#### [Exercise directions]
Print exactly the lines running from the one that holds "Rebuild this chart" through the one that holds "const xLabel = d3.scaleBand().domain(years).range([73, 819])", please, and leave the pictures out.

#### [Data to process]
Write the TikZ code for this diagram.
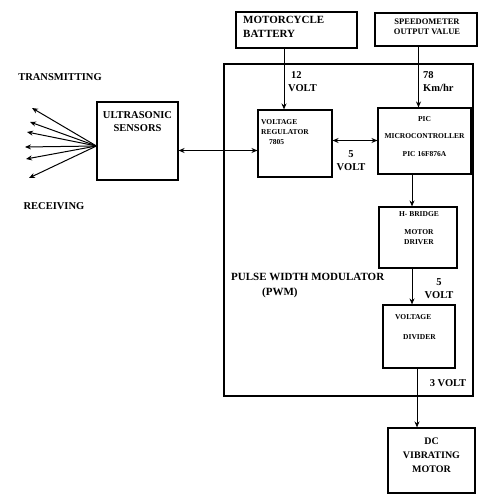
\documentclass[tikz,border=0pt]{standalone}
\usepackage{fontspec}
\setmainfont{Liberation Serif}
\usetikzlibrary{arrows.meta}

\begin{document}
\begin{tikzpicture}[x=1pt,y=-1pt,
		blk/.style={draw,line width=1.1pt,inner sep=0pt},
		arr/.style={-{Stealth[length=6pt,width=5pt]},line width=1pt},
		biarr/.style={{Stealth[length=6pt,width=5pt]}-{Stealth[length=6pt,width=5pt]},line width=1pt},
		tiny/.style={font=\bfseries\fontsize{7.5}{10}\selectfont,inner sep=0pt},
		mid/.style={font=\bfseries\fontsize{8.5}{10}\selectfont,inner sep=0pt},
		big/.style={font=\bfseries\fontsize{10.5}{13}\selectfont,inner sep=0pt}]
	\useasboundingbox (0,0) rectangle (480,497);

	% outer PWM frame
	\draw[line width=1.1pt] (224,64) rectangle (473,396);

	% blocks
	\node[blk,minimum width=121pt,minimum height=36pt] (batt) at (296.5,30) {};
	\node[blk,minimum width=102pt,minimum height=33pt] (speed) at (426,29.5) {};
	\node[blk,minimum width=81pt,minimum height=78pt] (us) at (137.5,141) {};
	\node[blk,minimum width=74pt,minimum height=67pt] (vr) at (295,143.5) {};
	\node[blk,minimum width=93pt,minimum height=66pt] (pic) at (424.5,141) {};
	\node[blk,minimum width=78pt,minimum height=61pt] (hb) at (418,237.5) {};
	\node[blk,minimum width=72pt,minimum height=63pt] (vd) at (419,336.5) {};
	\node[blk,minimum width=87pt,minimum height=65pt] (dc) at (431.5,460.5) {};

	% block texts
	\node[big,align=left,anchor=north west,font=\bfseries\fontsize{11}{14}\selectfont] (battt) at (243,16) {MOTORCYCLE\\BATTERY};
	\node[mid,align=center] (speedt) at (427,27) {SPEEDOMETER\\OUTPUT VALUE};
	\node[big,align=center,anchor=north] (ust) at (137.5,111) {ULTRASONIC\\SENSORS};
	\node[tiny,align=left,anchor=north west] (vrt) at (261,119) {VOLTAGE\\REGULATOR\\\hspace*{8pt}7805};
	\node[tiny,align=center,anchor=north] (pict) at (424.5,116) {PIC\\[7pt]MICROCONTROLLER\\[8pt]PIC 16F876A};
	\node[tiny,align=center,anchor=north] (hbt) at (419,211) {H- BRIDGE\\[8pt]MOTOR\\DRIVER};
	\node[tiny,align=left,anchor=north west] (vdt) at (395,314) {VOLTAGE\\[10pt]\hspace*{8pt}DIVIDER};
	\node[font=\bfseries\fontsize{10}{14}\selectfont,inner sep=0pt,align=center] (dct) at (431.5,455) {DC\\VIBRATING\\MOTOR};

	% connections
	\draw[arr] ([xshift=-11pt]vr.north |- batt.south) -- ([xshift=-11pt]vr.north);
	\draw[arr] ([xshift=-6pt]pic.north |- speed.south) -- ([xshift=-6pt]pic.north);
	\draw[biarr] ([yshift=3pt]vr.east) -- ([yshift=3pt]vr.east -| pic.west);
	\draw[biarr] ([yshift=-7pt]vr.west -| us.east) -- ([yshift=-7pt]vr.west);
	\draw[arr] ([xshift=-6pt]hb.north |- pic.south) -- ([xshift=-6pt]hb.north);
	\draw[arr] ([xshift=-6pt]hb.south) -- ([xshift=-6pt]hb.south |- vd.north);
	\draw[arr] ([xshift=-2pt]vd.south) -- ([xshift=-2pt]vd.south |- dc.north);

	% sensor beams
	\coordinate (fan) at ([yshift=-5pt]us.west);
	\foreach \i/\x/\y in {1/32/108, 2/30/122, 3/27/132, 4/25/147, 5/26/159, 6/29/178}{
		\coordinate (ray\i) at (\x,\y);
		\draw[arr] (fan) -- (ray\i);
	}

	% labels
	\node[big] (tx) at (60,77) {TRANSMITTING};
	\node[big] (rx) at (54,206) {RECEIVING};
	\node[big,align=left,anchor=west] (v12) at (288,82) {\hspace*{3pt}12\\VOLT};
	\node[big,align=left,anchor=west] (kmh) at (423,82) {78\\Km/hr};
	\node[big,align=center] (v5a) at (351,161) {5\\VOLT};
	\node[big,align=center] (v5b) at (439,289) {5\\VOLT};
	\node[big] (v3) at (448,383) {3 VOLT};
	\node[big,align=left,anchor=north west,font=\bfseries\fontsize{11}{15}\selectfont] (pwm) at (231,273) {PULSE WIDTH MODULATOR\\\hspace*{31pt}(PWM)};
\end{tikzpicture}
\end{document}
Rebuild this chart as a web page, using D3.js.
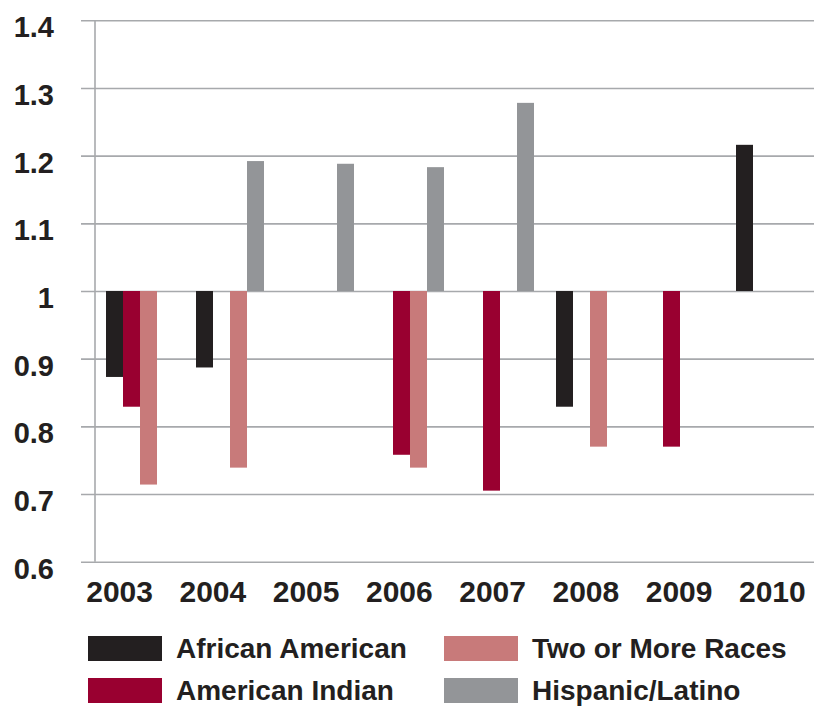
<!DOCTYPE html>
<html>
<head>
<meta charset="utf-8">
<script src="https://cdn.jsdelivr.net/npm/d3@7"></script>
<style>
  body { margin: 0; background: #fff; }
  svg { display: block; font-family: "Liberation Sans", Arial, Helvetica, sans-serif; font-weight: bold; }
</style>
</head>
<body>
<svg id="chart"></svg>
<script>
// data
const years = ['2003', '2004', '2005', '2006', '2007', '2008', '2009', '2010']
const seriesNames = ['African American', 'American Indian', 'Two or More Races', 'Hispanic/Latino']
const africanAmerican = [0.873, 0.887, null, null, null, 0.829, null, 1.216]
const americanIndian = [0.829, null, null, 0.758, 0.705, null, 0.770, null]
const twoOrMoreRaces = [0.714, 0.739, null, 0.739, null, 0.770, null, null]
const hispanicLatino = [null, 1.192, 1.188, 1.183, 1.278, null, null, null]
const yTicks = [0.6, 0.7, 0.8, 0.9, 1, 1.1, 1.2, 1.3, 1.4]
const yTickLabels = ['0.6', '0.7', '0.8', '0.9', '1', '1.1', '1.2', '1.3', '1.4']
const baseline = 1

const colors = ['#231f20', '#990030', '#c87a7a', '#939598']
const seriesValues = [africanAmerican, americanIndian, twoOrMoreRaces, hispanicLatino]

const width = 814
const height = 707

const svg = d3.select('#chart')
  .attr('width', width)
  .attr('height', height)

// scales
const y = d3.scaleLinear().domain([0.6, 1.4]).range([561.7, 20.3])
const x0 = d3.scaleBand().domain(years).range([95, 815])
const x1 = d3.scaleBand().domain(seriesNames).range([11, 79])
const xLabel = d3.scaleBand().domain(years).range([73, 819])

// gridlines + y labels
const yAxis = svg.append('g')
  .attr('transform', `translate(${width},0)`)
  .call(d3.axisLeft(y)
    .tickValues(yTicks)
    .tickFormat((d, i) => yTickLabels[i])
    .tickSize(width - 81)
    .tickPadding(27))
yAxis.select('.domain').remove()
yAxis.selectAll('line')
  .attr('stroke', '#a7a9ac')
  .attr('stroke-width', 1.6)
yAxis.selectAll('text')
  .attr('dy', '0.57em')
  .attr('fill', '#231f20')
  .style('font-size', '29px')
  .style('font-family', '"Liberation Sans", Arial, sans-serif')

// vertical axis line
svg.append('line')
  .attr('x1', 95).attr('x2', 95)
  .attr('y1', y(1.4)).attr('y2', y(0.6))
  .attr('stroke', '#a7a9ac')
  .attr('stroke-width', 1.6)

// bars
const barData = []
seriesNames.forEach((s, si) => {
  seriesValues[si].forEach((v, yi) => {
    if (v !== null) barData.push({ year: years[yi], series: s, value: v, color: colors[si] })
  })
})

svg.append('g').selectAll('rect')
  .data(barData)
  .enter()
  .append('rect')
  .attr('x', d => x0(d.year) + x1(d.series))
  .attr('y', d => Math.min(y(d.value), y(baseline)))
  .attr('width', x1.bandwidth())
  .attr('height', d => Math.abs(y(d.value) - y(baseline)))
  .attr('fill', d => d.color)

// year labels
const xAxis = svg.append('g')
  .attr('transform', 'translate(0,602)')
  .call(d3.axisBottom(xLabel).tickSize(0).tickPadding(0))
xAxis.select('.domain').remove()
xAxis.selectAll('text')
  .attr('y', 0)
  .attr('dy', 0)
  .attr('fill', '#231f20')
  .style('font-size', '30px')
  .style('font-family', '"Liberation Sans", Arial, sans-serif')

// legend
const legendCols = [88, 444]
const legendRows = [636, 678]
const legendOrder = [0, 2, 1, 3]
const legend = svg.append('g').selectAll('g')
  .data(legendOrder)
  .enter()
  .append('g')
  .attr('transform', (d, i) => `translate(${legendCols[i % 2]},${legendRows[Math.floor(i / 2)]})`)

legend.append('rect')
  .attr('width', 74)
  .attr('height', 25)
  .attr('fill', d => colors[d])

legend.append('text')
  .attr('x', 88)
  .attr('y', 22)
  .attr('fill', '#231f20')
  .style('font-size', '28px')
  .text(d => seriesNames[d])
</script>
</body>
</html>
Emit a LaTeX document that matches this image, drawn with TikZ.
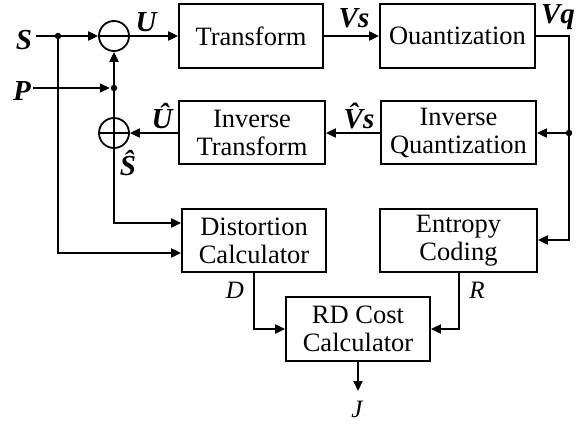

#### [Complete response]
Rebuild this chart as a web page, using D3.js.
<!DOCTYPE html>
<html>
<head>
<meta charset="utf-8">
<script src="https://cdn.jsdelivr.net/npm/d3@7"></script>
<style>
  body { margin: 0; background: #fff; }
  svg { display: block; font-family: "Liberation Sans", Arial, Helvetica, sans-serif; font-weight: bold; }
</style>
</head>
<body>
<svg id="chart"></svg>
<script>
// data
const years = ['2003', '2004', '2005', '2006', '2007', '2008', '2009', '2010']
const seriesNames = ['African American', 'American Indian', 'Two or More Races', 'Hispanic/Latino']
const africanAmerican = [0.873, 0.887, null, null, null, 0.829, null, 1.216]
const americanIndian = [0.829, null, null, 0.758, 0.705, null, 0.770, null]
const twoOrMoreRaces = [0.714, 0.739, null, 0.739, null, 0.770, null, null]
const hispanicLatino = [null, 1.192, 1.188, 1.183, 1.278, null, null, null]
const yTicks = [0.6, 0.7, 0.8, 0.9, 1, 1.1, 1.2, 1.3, 1.4]
const yTickLabels = ['0.6', '0.7', '0.8', '0.9', '1', '1.1', '1.2', '1.3', '1.4']
const baseline = 1

const colors = ['#231f20', '#990030', '#c87a7a', '#939598']
const seriesValues = [africanAmerican, americanIndian, twoOrMoreRaces, hispanicLatino]

const width = 814
const height = 707

const svg = d3.select('#chart')
  .attr('width', width)
  .attr('height', height)

// scales
const y = d3.scaleLinear().domain([0.6, 1.4]).range([561.7, 20.3])
const x0 = d3.scaleBand().domain(years).range([95, 815])
const x1 = d3.scaleBand().domain(seriesNames).range([11, 79])
const xLabel = d3.scaleBand().domain(years).range([73, 819])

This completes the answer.